▶ **YOUR GOAL**:
Leave out the pictures, and write out exactly the lines from the beginning of the material to the line holding "(0,0) rectangle (960,540);", that line included, and nothing else.

▶ **MATERIAL PROVIDED**:
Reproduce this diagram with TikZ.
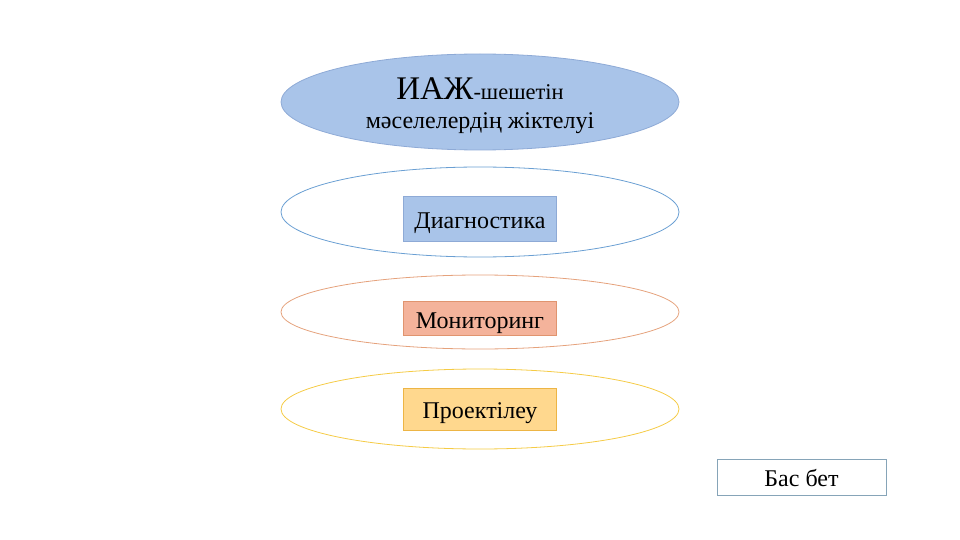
\documentclass[tikz,border=0pt]{standalone}
\usepackage{fontspec}
\setmainfont{Liberation Serif}
\usepackage{xcolor}
\usetikzlibrary{positioning,shapes.geometric}
\definecolor{bluefill}{HTML}{A9C4E9}
\definecolor{blueline}{HTML}{8EAAD6}
\definecolor{bluering}{HTML}{6A9FD3}
\definecolor{orangering}{HTML}{E5A27C}
\definecolor{orangefill}{HTML}{F4B39B}
\definecolor{orangeline}{HTML}{E0946F}
\definecolor{goldring}{HTML}{F5CB45}
\definecolor{goldfill}{HTML}{FFD88E}
\definecolor{goldline}{HTML}{EDB545}
\definecolor{homeline}{HTML}{86A4B8}

\begin{document}
\begin{tikzpicture}[
    x=1pt,y=-1pt,
    font=\fontsize{24}{29}\selectfont,
    ring/.style={ellipse,minimum width=398pt,inner sep=0pt,line width=0.8pt},
    tag/.style={draw,minimum width=153pt,minimum height=40pt,inner sep=0pt,
      line width=0.8pt,text height=19pt,text depth=0pt},
    homebox/.style={tag,fill=white,draw=homeline,minimum width=169pt,
      minimum height=36pt,text height=18pt}
]
\useasboundingbox (0,0) rectangle (960,540);

\node[ring,fill=bluefill,draw=blueline,minimum height=96pt] (titlering)
  at (480,102) {};
\node[align=center,inner sep=0pt] (title) at (480,106)
  {{\fontsize{33}{36}\selectfont ИАЖ}{\fontsize{22.5}{27}\selectfont -шешетін}\\
   мәселелердің жіктелуі};

\node[ring,draw=bluering,minimum height=90pt]   (diagring) at (480,212) {};
\node[ring,draw=orangering,minimum height=74pt] (monitring) at (480,312) {};
\node[ring,draw=goldring,minimum height=80pt]   (proektring) at (480,409) {};

\node[tag,fill=bluefill,draw=blueline,minimum height=45pt] (diag)
  at (480,218.5) {Диагностика};
\node[tag,fill=orangefill,draw=orangeline,minimum height=34pt,
  text height=20pt] (monit) at (480,318) {Мониторинг};
\node[tag,fill=goldfill,draw=goldline,minimum height=42pt,
  text height=18pt] (proekt) at (480,409) {Проектілеу};

\node[homebox] (home) at (801.5,477) {Бас бет};
\end{tikzpicture}
\end{document}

▶ **REPLY**:
Reproduce this diagram with TikZ.
\documentclass[tikz,border=0pt]{standalone}
\usepackage{fontspec}
\setmainfont{Liberation Serif}
\usepackage{xcolor}
\usetikzlibrary{positioning,shapes.geometric}
\definecolor{bluefill}{HTML}{A9C4E9}
\definecolor{blueline}{HTML}{8EAAD6}
\definecolor{bluering}{HTML}{6A9FD3}
\definecolor{orangering}{HTML}{E5A27C}
\definecolor{orangefill}{HTML}{F4B39B}
\definecolor{orangeline}{HTML}{E0946F}
\definecolor{goldring}{HTML}{F5CB45}
\definecolor{goldfill}{HTML}{FFD88E}
\definecolor{goldline}{HTML}{EDB545}
\definecolor{homeline}{HTML}{86A4B8}

\begin{document}
\begin{tikzpicture}[
    x=1pt,y=-1pt,
    font=\fontsize{24}{29}\selectfont,
    ring/.style={ellipse,minimum width=398pt,inner sep=0pt,line width=0.8pt},
    tag/.style={draw,minimum width=153pt,minimum height=40pt,inner sep=0pt,
      line width=0.8pt,text height=19pt,text depth=0pt},
    homebox/.style={tag,fill=white,draw=homeline,minimum width=169pt,
      minimum height=36pt,text height=18pt}
]
\useasboundingbox (0,0) rectangle (960,540);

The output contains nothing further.